愛莉のバラエティタレント時代の想いを描いたイベント『ハッピー・ラブリー・エブリデイ!』(2021/08/10~)では、タレント業がメインになりアイドル業ができなくなってしまった愛莉がモモジャンという新たな居場所を得てアイドルとしての姿をタレントとしての愛莉のファンに見せられるという姿が描かれました。

今回のイベントで愛莉がタレント時代の経験をみせるという『ハッピー・ラブリー・エブリデイ!』とは逆の形のイベントでしたね。『青空の先、輝きをおいかけて』(2022/08/10~)でも愛莉は生配信において今回のイベントと同じように企画屋としての顔やハッピーエブリデイの技を見せていました。

今日は、ほっぺたが落ちちゃいそうなくらいおいしかったから、まさにハッピーペロリって感じよ!

そういった意味ではバラエティタレントの才能を活かして番組をフォローする姿にフォーカスしたという部分にはあまり目新しさはなかったかもしれません。

それをふまえて今回のイベントでの愛莉のテーマは、「アイドルとして人と人をつないできたこと」だったのかなと思います。
今回のイベント冒頭では、テレビの仕事がもらえたのは前回の仕事の評判が良かったからだという話がされています。

そうね。

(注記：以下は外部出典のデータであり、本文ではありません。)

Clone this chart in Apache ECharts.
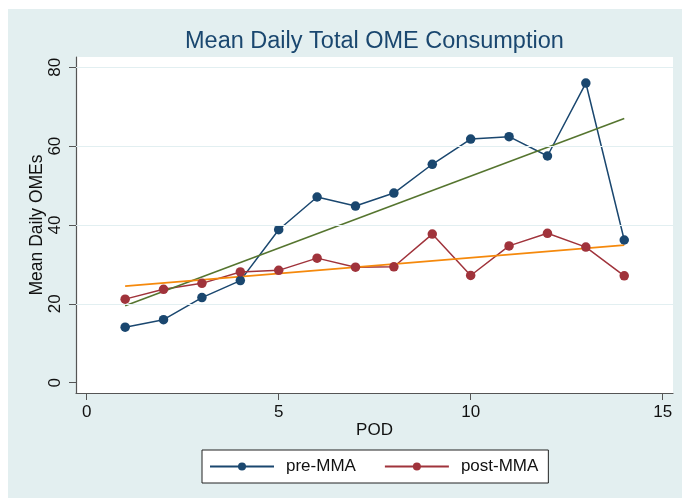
<!DOCTYPE html>
<html>
<head>
<meta charset="utf-8">
<script src="https://cdn.jsdelivr.net/npm/echarts@6/dist/echarts.min.js"></script>
<style>
html,body{margin:0;padding:0;background:#fff;}
#chart{width:682px;height:502px;}
</style>
</head>
<body>
<div id="chart"></div>
<script>
// ---- data ----
const pod      = [1,2,3,4,5,6,7,8,9,10,11,12,13,14];
const preMMA   = [14.1,16.0,21.6,25.9,38.8,47.1,44.8,48.1,55.4,61.8,62.4,57.5,76.0,36.2];
const postMMA  = [21.2,23.7,25.2,28.1,28.5,31.6,29.3,29.4,37.7,27.2,34.7,37.9,34.4,27.1];
const fitPod   = [1,14];
const preFit   = [19.5,67.0];
const postFit  = [24.5,34.9];
const xTicks   = [0,5,10,15];
const yTicks   = [0,20,40,60,80];
const yGrid    = [20,40,60,80];
const seriesNames = ['pre-MMA','post-MMA'];

const navy = '#1a476f', maroon = '#a0333b', green = '#55752f', orange = '#f5890c';
const pairs = (xs, ys) => xs.map((x,i)=>[x, ys[i]]);

const chart = echarts.init(document.getElementById('chart'), null, {renderer:'canvas'});
const font = '"Liberation Sans", Arial, Helvetica, sans-serif';

chart.setOption({
  backgroundColor: '#ffffff',
  animation: false,
  graphic: [{
    type: 'rect', z: -10, silent: true,
    shape: {x: 8, y: 9, width: 674, height: 489},
    style: {fill: '#e3eff0'}
  }],
  title: {
    text: 'Mean Daily Total OME Consumption',
    left: 185, top: 30,
    padding: 0,
    textStyle: {fontFamily: font, fontSize: 23.5, fontWeight: 'normal', color: navy}
  },
  grid: {
    left: 76, top: 57, right: 9, bottom: 109,
    show: true, backgroundColor: '#ffffff', borderWidth: 0
  },
  legend: {
    data: seriesNames,
    left: 202, top: 450,
    orient: 'horizontal',
    padding: [7, 10, 7, 7],
    itemGap: 28,
    itemWidth: 64, itemHeight: 10,
    backgroundColor: '#ffffff',
    borderColor: '#222', borderWidth: 1, borderRadius: 0,
    textStyle: {fontFamily: font, fontSize: 17, color: '#111', lineHeight: 18, padding: [1,0,0,7]}
  },
  xAxis: {
    type: 'value', min: -0.28, max: 15.27,
    name: 'POD', nameLocation: 'middle', nameGap: 29, nameMoveOverlap: false,
    nameTextStyle: {fontFamily: font, fontSize: 17, color: '#111'},
    axisLine: {show: true, onZero: false, lineStyle: {color: '#555', width: 1.2}},
    axisTick: {show: true, length: 7, customValues: xTicks, lineStyle: {color: '#555'}},
    axisLabel: {customValues: xTicks, margin: 11, fontFamily: font, fontSize: 17, color: '#111'},
    splitLine: {show: false}
  },
  yAxis: {
    type: 'value', min: -2.6, max: 82.6,
    name: 'Mean Daily OMEs', nameLocation: 'middle', nameRotate: 90, nameGap: 30, nameMoveOverlap: false,
    nameTextStyle: {fontFamily: font, fontSize: 17.5, color: '#111'},
    axisLine: {show: true, onZero: false, lineStyle: {color: '#555', width: 1.2}},
    axisTick: {show: true, length: 7, customValues: yTicks, lineStyle: {color: '#555'}},
    axisLabel: {customValues: yTicks, rotate: 90, margin: 12, fontFamily: font, fontSize: 17, color: '#111'},
    splitLine: {show: false}
  },
  series: [
    {
      name: 'grid', type: 'line', data: [], silent: true,
      markLine: {
        silent: true, symbol: 'none', label: {show: false},
        lineStyle: {color: '#e2eff1', width: 1.2, type: 'solid'},
        data: yGrid.map(v => ({yAxis: v}))
      }
    },
    {
      name: seriesNames[0], type: 'line', data: pairs(pod, preMMA),
      symbol: 'circle', symbolSize: 9.5, showSymbol: true,
      itemStyle: {color: navy}, lineStyle: {color: navy, width: 1.5}
    },
    {
      name: seriesNames[1], type: 'line', data: pairs(pod, postMMA),
      symbol: 'circle', symbolSize: 9.5, showSymbol: true,
      itemStyle: {color: maroon}, lineStyle: {color: maroon, width: 1.5}
    },
    {
      name: 'pre fit', type: 'line', data: pairs(fitPod, preFit),
      symbol: 'none', lineStyle: {color: green, width: 1.6}, itemStyle: {color: green}
    },
    {
      name: 'post fit', type: 'line', data: pairs(fitPod, postFit),
      symbol: 'none', lineStyle: {color: orange, width: 1.6}, itemStyle: {color: orange}
    }
  ]
});
</script>
</body>
</html>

だから業界的知名度というよりは、人とのつながりで案件をもらっている感じよ

maisankawaii.hatenablog.com
前愛莉バナーイベ、『Re-tie Friendship』の記事で「他人の要求を推測しそれに応える」能力の高さこそが桃井愛莉のアイドル性だという話をしました。
今回のイベントでも愛莉の番組の進行と店の進行をどちらも気にしてフォローにまわろうとする姿からそれは伺え、その成果としてラストの「番組時間の延長」という成果につながったのかと思います。

この他人に何かを与えるだけでなく、過去が人と人とのつながりとして自分に返ってくるという部分は今回のイベントのキモだったのかなと思います。
愛莉に限らず、過去悩んでいる瑞希を助けようとした結果今回助けてくれたことであったり、バイトをしていたみのりの経験が助けになることであったり、瑞希のデコレーションに対するこだわりがパフェに活かされたことであったり、店長に打ち上げに呼ばれたり、一緒に撮影したライザー☆風神がカフェとモモジャンの宣伝をしてくれたりといった部分ですね。ファンとのつながりを描いき巻き込んできたモモジャンだからこそ、そのつながりの輪がさらに一段階外に広がったなという印象はありましたね。

そして研究生時代からのファンとの再会も良かったですね。
過去の愛莉を苦しめていたのは「自分はアイドルとして希望を届けられていたのか」という不安でしたが、タレント時代を経てもきちんとアイドルとしての桃井愛莉をずっと見てくれた人がいたというのは愛莉にとってとても嬉しいことだったでしょう。作中で今まで出てきた愛莉のファンはほぼタレント時代の愛莉のファンでしたからね。『ハッピー・ラブリー・エブリデイ!』の過去回想では自分の握手会に来てくれたファンがQTの他メンバーと盛り上がるのを見ることしかできなかった愛莉でしたが、今のモモジャンの桃井愛莉なら不安なく自信をもって「推し変しないで」「また会いましょう」が言えるの、本当にいい話だったと思います。

――今日あなたと話せたこと、忘れないわ。また次のイベントで会いましょうね

そしてそれをなしえたのは桃井愛莉というアイドルがアイドルという仕事、バラエティタレントという仕事に不安を抱えていた間もずっと全力で向き合ってきたからに他ならないでしょう。
咲希と瑞希の会話であった手を抜かずに全力で向き合うというプロ意識の話ですね。
愛莉にとってバラエティタレント時代も無駄ではなかったという話は何度も描かれてはいますが、改めてそれが自己満足だけではなく次の仕事に繋がる・番組の尺がもらえるという「成果」の話になったの、「プロ」としての話で良かったと思います。

『ドタバタ cafe ●REC』、そんな感じでどうでしょうか。

おわりに

いや~読んでる間めちゃくちゃ楽しい話ではあったんですがトラブルが続く様に「台本から外れた動きされたくねえ~」という労働者としての私のスタンスからのお気持ちがちょいちょい出てしまったの良くなかったですね…。モモジャンのやることは全て正しいからオッケーです!